Team-1,
We operate our launches with the knowledge that we are just one button press away from losing flight permission on our fields. While we had a good launch day last weekend, I pressed the button many times with that thought in mind. Now, complaints from a couple of neighbors caused our main benefactor to request that we move our launches elsewhere. He still supports our mission, but his desire to accommodate his neighbors has overridden his personal preference. We will no longer be launching from the Pitcairnia Rd. site. With the loss of the NW quadrant of the launch area due to sale, our site logistics were greatly degraded anyway.

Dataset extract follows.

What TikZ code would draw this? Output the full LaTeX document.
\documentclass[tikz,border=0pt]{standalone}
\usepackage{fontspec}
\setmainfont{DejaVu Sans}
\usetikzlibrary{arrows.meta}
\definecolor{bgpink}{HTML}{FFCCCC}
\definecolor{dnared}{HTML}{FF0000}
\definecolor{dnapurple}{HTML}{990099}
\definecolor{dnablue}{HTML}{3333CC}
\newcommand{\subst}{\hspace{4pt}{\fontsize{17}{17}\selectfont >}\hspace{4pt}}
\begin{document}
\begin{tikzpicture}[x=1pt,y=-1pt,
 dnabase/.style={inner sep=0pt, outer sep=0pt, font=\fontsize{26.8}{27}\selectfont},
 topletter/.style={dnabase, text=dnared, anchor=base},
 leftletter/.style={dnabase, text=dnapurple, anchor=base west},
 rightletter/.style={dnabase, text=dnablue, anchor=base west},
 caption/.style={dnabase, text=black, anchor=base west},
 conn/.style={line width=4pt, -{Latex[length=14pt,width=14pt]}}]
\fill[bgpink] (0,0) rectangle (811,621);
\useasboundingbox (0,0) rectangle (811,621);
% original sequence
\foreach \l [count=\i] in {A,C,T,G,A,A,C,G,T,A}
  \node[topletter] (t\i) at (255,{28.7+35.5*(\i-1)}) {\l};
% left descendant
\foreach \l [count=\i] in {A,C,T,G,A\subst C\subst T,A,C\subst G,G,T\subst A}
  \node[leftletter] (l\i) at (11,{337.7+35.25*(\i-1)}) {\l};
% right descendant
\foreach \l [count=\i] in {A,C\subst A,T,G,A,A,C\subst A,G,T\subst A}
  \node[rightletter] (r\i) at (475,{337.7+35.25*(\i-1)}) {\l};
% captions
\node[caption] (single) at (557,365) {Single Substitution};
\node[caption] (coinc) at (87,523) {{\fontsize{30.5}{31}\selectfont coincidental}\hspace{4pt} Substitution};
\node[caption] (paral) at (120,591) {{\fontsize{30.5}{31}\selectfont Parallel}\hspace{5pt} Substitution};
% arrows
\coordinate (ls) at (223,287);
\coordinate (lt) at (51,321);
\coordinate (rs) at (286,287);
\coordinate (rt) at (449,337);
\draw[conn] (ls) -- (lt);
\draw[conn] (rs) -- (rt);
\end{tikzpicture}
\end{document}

Our other benefactor, with property a couple of miles north and half mile west of Pitcairnia, has agreed to give us permission to launch there. The new launch site is on Clausdale Road, ¼ mile south of Townline road, which is also ¾ mile north of Frye. It is an east-west oriented rectangular parcel ¾ mile wide and ½ mile high. Clausdale road roughly bisects the property North-South with 60% west of the road and 40% east. Getting there is easy: follow Frye road west past Bishop until it ends and turn right onto Clausdale. We can launch from the center of the property or from the road with lower flights. There is no ditch on the west side of the road so higher flights will come from an away pad as far west as is practical. We should be able to operate here similarly to how we operated on the old site. This site is surrounded by other farmers with whom I have not had contact or have been denied permission in the past, so we must be extremely careful with flights!
An identical parcel to our south has agreed to give us permission to retrieve ONLY after being contacted EACH time we enter and ONLY if he says it is OK, wishing to control access to his field depending upon ground conditions and whatever other factors he determines. We had permission from this farmer in the past, but he is nervous about it since a rocket landed near his house a couple of years ago. He would like us to treat his property as a ‘no permission’ area to the extent it is possible, but is somewhat understanding about wind anomalies.

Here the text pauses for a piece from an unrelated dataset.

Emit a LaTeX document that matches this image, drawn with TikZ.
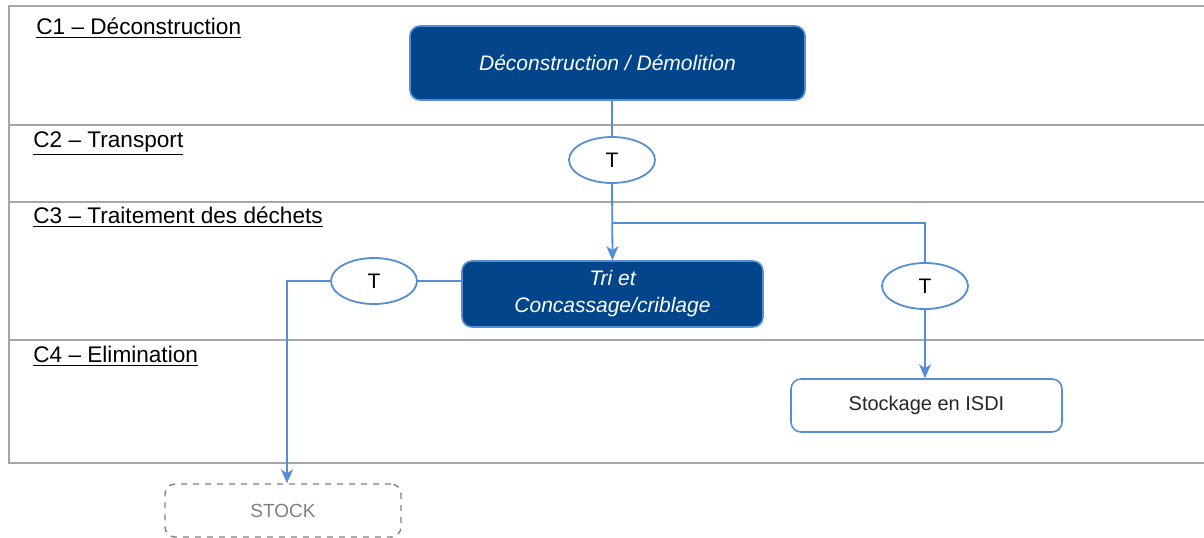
\documentclass[tikz,border=0pt]{standalone}
\usepackage{fontspec}
\setmainfont{Liberation Sans}
\usetikzlibrary{positioning,arrows.meta,shapes.geometric,calc}
\definecolor{darkblue}{HTML}{02458A}
\definecolor{flowblue}{HTML}{558ED5}
\definecolor{lanegray}{HTML}{A6A6A6}
\definecolor{stockgray}{HTML}{7F7F7F}
\tikzset{
  lane/.style={draw=lanegray, line width=1.2pt},
  lanelabel/.style={anchor=base west, font=\fontsize{11.3}{13}\selectfont, inner sep=0pt},
  procbox/.style={draw=flowblue, fill=darkblue, text=white, rounded corners=5pt,
    line width=0.8pt, font=\fontsize{10.5}{13.5}\selectfont\itshape, align=center},
  endbox/.style={draw=flowblue, fill=white, rounded corners=5pt, line width=0.8pt,
    font=\fontsize{10}{12}\selectfont, text=black!85},
  stockbox/.style={draw=stockgray, dashed, rounded corners=5pt, line width=0.7pt,
    font=\fontsize{9.5}{11}\selectfont, text=stockgray},
  transp/.style={ellipse, draw=flowblue, fill=white, line width=0.9pt, inner sep=0pt,
    minimum width=43pt, minimum height=23pt, font=\fontsize{10.5}{12}\selectfont},
  flow/.style={draw=flowblue, line width=0.9pt},
  flowarrow/.style={flow, -{Stealth[length=7pt,width=6pt,inset=2pt]}}
}
\begin{document}
\begin{tikzpicture}[x=0.5pt, y=-0.5pt]
  \useasboundingbox (0,0) rectangle (1204,537);

  % Lanes
  \draw[lane] (1204,6) -- (9,6) -- (9,463) -- (1204,463);
  \draw[lane] (9,125) -- (1204,125);
  \draw[lane] (9,202) -- (1204,202);
  \draw[lane] (9,340) -- (1204,340);

  % Lane labels
  \node[lanelabel] (c1) at (36,34) {\underline{C1 – Déconstruction}};
  \node[lanelabel] (c2) at (33,147) {\underline{C2 – Transport}};
  \node[lanelabel] (c3) at (33,223) {\underline{C3 – Traitement des déchets}};
  \node[lanelabel] (c4) at (33,362) {\underline{C4 – Elimination}};

  % Process boxes
  \node[procbox, minimum width=197.5pt, minimum height=37pt] (demol) at (607.5,63)
    {Déconstruction / Démolition};
  \node[procbox, minimum width=150.5pt, minimum height=33pt] (tri) at (612.5,294)
    {Tri et\\Concassage/criblage};
  \node[endbox, minimum width=135.5pt, minimum height=26.5pt] (isdi) at (926.5,405.5)
    {Stockage en ISDI};
  \node[stockbox, minimum width=118pt, minimum height=26.5pt] (stock) at (283,510.5)
    {STOCK};

  % Transport
  \node[transp] (t1) at (612,160) {T};
  \node[transp] (t2) at (374,281) {T};
  \node[transp] (t3) at (925,286) {T};

  % Connectors
  \coordinate (split) at (612,223);
  \coordinate (bend) at (287,281);
  \draw[flow] (demol.south -| t1.north) -- (t1.north);
  \draw[flowarrow] (t1.south) -- (tri.north);
  \draw[flow] (split) -| (t3.north);
  \draw[flowarrow] (t3.south) -- (isdi.north -| t3.south);
  \draw[flow] (t2.east -| tri.west) -- (t2.east);
  \draw[flowarrow] (t2.west) -- (bend) -- (bend |- stock.north);
\end{tikzpicture}
\end{document}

The common thread is that the locals do not like the thought of rockets coming down near their house. It is all about perspective. While at Alkay, rockets often come down within 500 ft. of a house (which some do not appreciate) and sometimes in a yard or on a roof! At Birch Run they are concerned when a rocket comes down a quarter mile away! It is so wide open that they can see everything, and whatever they can see concerns them. In order to continue our mission, we must respect their concerns and do our best to stay out of their sight and limit our fall radius. I will be instituting a set of RSO/LCO verification rules in an attempt to do better in that area. More to come on that later.
In conclusion, we are still good to fly on 2/15, weather permitting, but our maximum allowable altitude will be in the 5k range to limit risk until I can build a bigger coalition of landowners in that area. I continue to look at other areas as well, but it will take some time for outreach and paperwork to catch up. I will have the website updated this weekend. In the mean-time, the overriding theme of all of our future launches must be ‘Closest to the Pad’!